February 29, 2004

Rolling and unrolling Indian r's

Thomas Friedman's column in today's NYT describes his experiences in an "accent neutralization" class in Bangalore that "teach[es] the would-be Indian call center operators to suppress their native Indian accents and speak with a Canadian one." He characterizes the phonetic content of the class with a passing reference to allophones of /t/ and /r/:

"Watching these incredibly enthusiastic young Indians preparing for their call center jobs — earnestly trying to soften their t's and roll their r's — is an uplifting experience, especially when you hear from their friends already working these jobs how they have transformed their lives."

"Softening their t's" is a plausible way to refer to the flapping and voicing of /t/ when it's not the onset of a stressed syllable.

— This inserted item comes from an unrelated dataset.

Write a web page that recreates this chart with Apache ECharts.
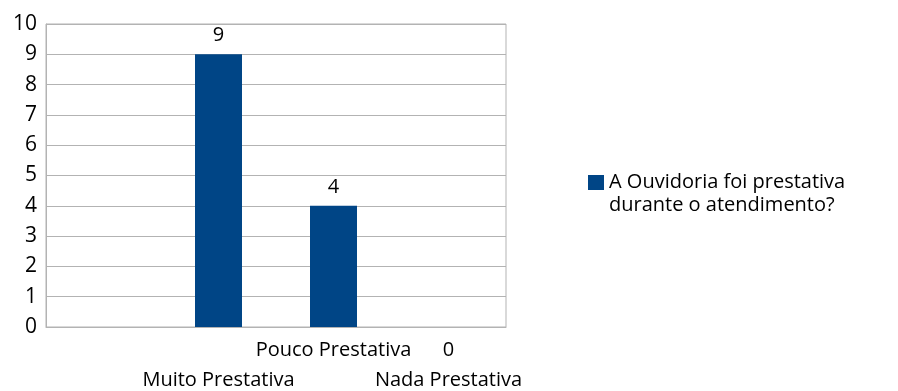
<!DOCTYPE html>
<html>
<head>
<meta charset="utf-8">
<script src="https://cdn.jsdelivr.net/npm/echarts@6/dist/echarts.min.js"></script>
<style>
  html, body { margin: 0; padding: 0; background: #fff; }
  #main { width: 898px; height: 391px; }
</style>
</head>
<body>
<div id="main"></div>
<script>
const categories = ['', 'Muito Prestativa', 'Pouco Prestativa', 'Nada Prestativa'];
const values = [null, 9, 4, 0];
const seriesName = 'A Ouvidoria foi prestativa\ndurante o atendimento?';
const yMin = 0, yMax = 10, yStep = 1;

const FONT = '"Open Sans", sans-serif';
const chart = echarts.init(document.getElementById('main'));

chart.setOption({
  animation: false,
  textStyle: { fontFamily: FONT },
  grid: {
    left: 46, top: 24, width: 460, height: 303,
    outerBoundsMode: 'none',
    show: true, borderColor: '#b3b3b3', borderWidth: 1
  },
  legend: {
    left: 583, top: 143,
    itemWidth: 16, itemHeight: 15,
    icon: 'rect',
    // blank first line keeps the square level with the first text line
    formatter: name => '\n' + name,
    textStyle: { fontFamily: FONT, fontSize: 20, color: '#000', lineHeight: 23 },
    data: [seriesName]
  },
  xAxis: {
    type: 'category',
    data: categories,
    axisLine: { lineStyle: { color: '#b3b3b3' } },
    axisTick: { show: false },
    axisLabel: {
      interval: 0, hideOverlap: false, color: '#000',
      fontFamily: FONT, fontSize: 20, lineHeight: 30, margin: 8,
      formatter: (v, i) => (i % 2 === 1 ? '\n' + v : v)
    }
  },
  yAxis: {
    type: 'value',
    min: yMin, max: yMax, interval: yStep,
    axisLine: { show: true, lineStyle: { color: '#b3b3b3' } },
    axisTick: { show: false },
    splitLine: { lineStyle: { color: '#b3b3b3' } },
    axisLabel: { color: '#000', fontFamily: FONT, fontSize: 21, margin: 9 }
  },
  series: [{
    name: seriesName,
    type: 'bar',
    barWidth: 47,
    itemStyle: { color: '#004586' },
    label: {
      show: true, position: 'top', distance: 9,
      color: '#000', fontFamily: FONT, fontSize: 20
    },
    data: values.map(v => v === 0
      ? { value: v, label: { position: 'bottom', distance: 13 } }
      : v)
  }]
});
</script>
</body>
</html>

This is the process that makes "latter" and "ladder" homophones for most North Americans, and likewise can make "say 'fat' again" sound like "say 'fad' again".. This is an example of the class of processes that linguists call "lenition", which is basically a fancy word for "weakening" or "softening", though "softening" is not generally used as a term of art in the same sense. As a term of phonetic description, soft is sometimes used for voicing features (though sometimes voiceless sounds are called "soft" and sometimes voiced ones are), and sometimes for other features like palatalization (the "soft g" in George vs. the "hard g" in gorge). I haven't heard the phrase "soft t" used to describe the lenited allophones of /t/ in North American English -- but it wouldn't be a terrible choice of terminology, despite the danger of confusion with palatalization of /t/ in sequences like "what you" -> "whatcha".

But teaching young Indians to "roll their r's" in order to sound like Canadians? This is really puzzling, since there's a standard meaning for the term "rolled r", namely the kind of tongue-tip trill that most Spanish speakers have for word-initial /r/ ("la raza") or for medial /r/ written as a geminate ("perro"). I'm no kind of expert on the English dialects of our neighbor to the north, but I'd be willing to bet a substantial sum that few if any of them have any trilled r's. As far as I know, most Canadians have the same "bunched" r that most Americans do. This is a sound with a very interesting bit of acoustic physics behind it -- but that's another story.

Meanwhile, if the youth of Bangalore are really being taught to perform trilled r's as a way to sound Canadian, their future customers are in for a treat. More likely, though, Mr. Friedman (or his editor) is just confused. The local language in Karnataka state, where Bangalore is located, is Kannada, which has a trilled r. So perhaps the students in the class that Friedman observed were actually learning to un-roll their r's -- though I've visited Bangalore, and my impression is that its residents mostly used tapped r's in their English.

I'd be interested in a better-informed account of the mass-market Henry Higginses of the growing Indian call-center industry. I imagine that they spend more time on vowels and prosody than on consonants, but it'd be nice to know the facts.

[Update: Bill Poser suggests:

I have no information on what the call center training does, but I wonder if part of it doesn't have to do with removing retroflexion. The use of retroflexes in place of standard English apico-alveolars is a salient characteristic of Indian English as well as of the loan phonology of the Indian languages that I know about. The retroflexes are referred to as "hard" in the non-specialist literature, e.g. in discussions of character sets by computer people. So "softening" might be removal of retroflexion.

This is certainly plausible. Or maybe Friedman just registered that the students were learning how to adjust the pronunciation of various sounds; wanted to be more specific because it makes for a more engaging and readable account; picked "t" and "r" at random because they're common letters whose English pronuncations is somewhat regular; and threw in "soften" and "roll" by process of association.

All that I can confidently conclude from what Friedman wrote is that he's not especially interested in phonetic description, which is hardly news. As for what and how Bangalore call-center recruits are really taught about how to imitate various English dialects, those are interesting questions that will have to answered by someone who knows the facts.]